• Task to complete:
Pictures stay out of this copy, which runs from the first line of the material through the line containing "import plotly.graph_objects as go".

• Provided data:

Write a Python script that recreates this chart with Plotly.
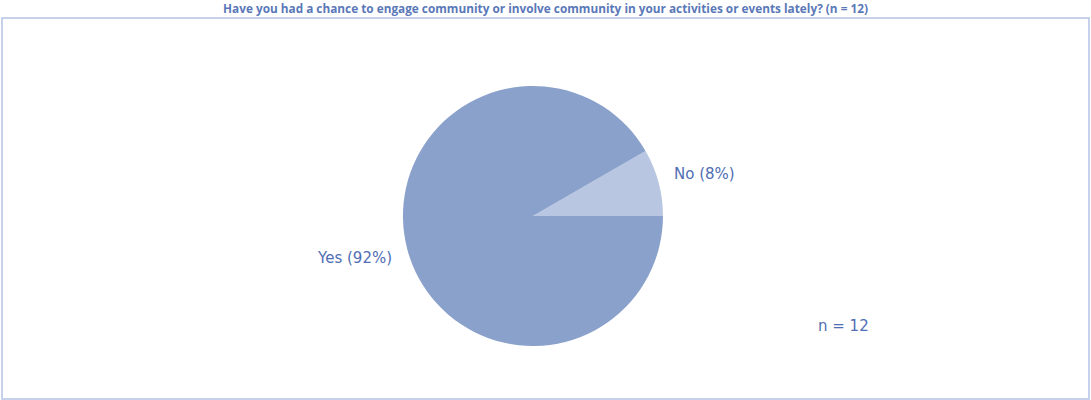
import math
import plotly.graph_objects as go

# Survey responses
labels = ["No", "Yes"]
counts = [1, 11]
n_total = sum(counts)
title_text = ("Have you had a chance to engage community or involve community "
              f"in your activities or events lately? (n = {n_total})")

slice_colors = ["#b8c6e1", "#8aa1cc"]
text_color = "#4f6eb3"

W, H = 1091, 400
pie_domain_x = [0.0, 0.977]
pie_domain_y = [0.135, 0.785]
start_angle = 30  # degrees, counter-clockwise from 3 o'clock; slices run clockwise

fig = go.Figure(
    go.Pie(
        labels=labels,
        values=counts,
        sort=False,
        direction="clockwise",
        rotation=90 - start_angle,
        marker=dict(colors=slice_colors, line=dict(width=0)),
        textinfo="none",
        hoverinfo="label+value+percent",
        showlegend=False,
        automargin=False,
        domain=dict(x=pie_domain_x, y=pie_domain_y),
    )
)

# Outside labels placed along each slice's mid-angle
cx = sum(pie_domain_x) / 2 * W
cy = (1 - sum(pie_domain_y) / 2) * H
radius = (pie_domain_y[1] - pie_domain_y[0]) * H / 2
label_r = radius + 14
annotations = []
acc = 0
for lab, val in zip(labels, counts):
    pct = val / n_total
    mid = math.radians(start_angle - 360 * (acc + val / 2) / n_total)
    acc += val
    px = cx + label_r * math.cos(mid)
    py = cy - label_r * math.sin(mid)
    right_side = math.cos(mid) >= 0
    annotations.append(dict(
        text=f"{lab} ({pct:.0%})", xref="paper", yref="paper",
        x=px / W, y=1 - py / H,
        xanchor="left" if right_side else "right", yanchor="middle",
        yshift=5 if math.sin(mid) >= 0 else -5,
        showarrow=False,
        font=dict(family="DejaVu Sans", size=15, color=text_color),
    ))

annotations.append(dict(
    text=f"n = {n_total}", xref="paper", yref="paper",
    x=843 / W, y=1 - 326 / H, xanchor="center", yanchor="middle",
    showarrow=False,
    font=dict(family="DejaVu Sans", size=15, color=text_color),
))

fig.update_layout(
    width=W,
    height=H,
    autosize=False,
    margin=dict(l=0, r=0, t=0, b=0, pad=0, autoexpand=False),
    paper_bgcolor="white",
    plot_bgcolor="white",
    title=dict(
        text=f"<b>{title_text}</b>",
        x=0.5,
        xanchor="center",
        y=1 - 9 / H,
        yanchor="middle",
        font=dict(family="Open Sans", size=11.8, color="#5a78b8"),
    ),
    shapes=[
        dict(
            type="rect", xref="paper", yref="paper",
            x0=2 / W, x1=1089 / W, y0=1 / H, y1=1 - 18 / H,
            line=dict(color="#b5c4e4", width=1.5),
            fillcolor="rgba(0,0,0,0)",
        )
    ],
    annotations=annotations,
)

fig.write_html("out.html")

• Result of this task:
Write a Python script that recreates this chart with Plotly.
import math
import plotly.graph_objects as go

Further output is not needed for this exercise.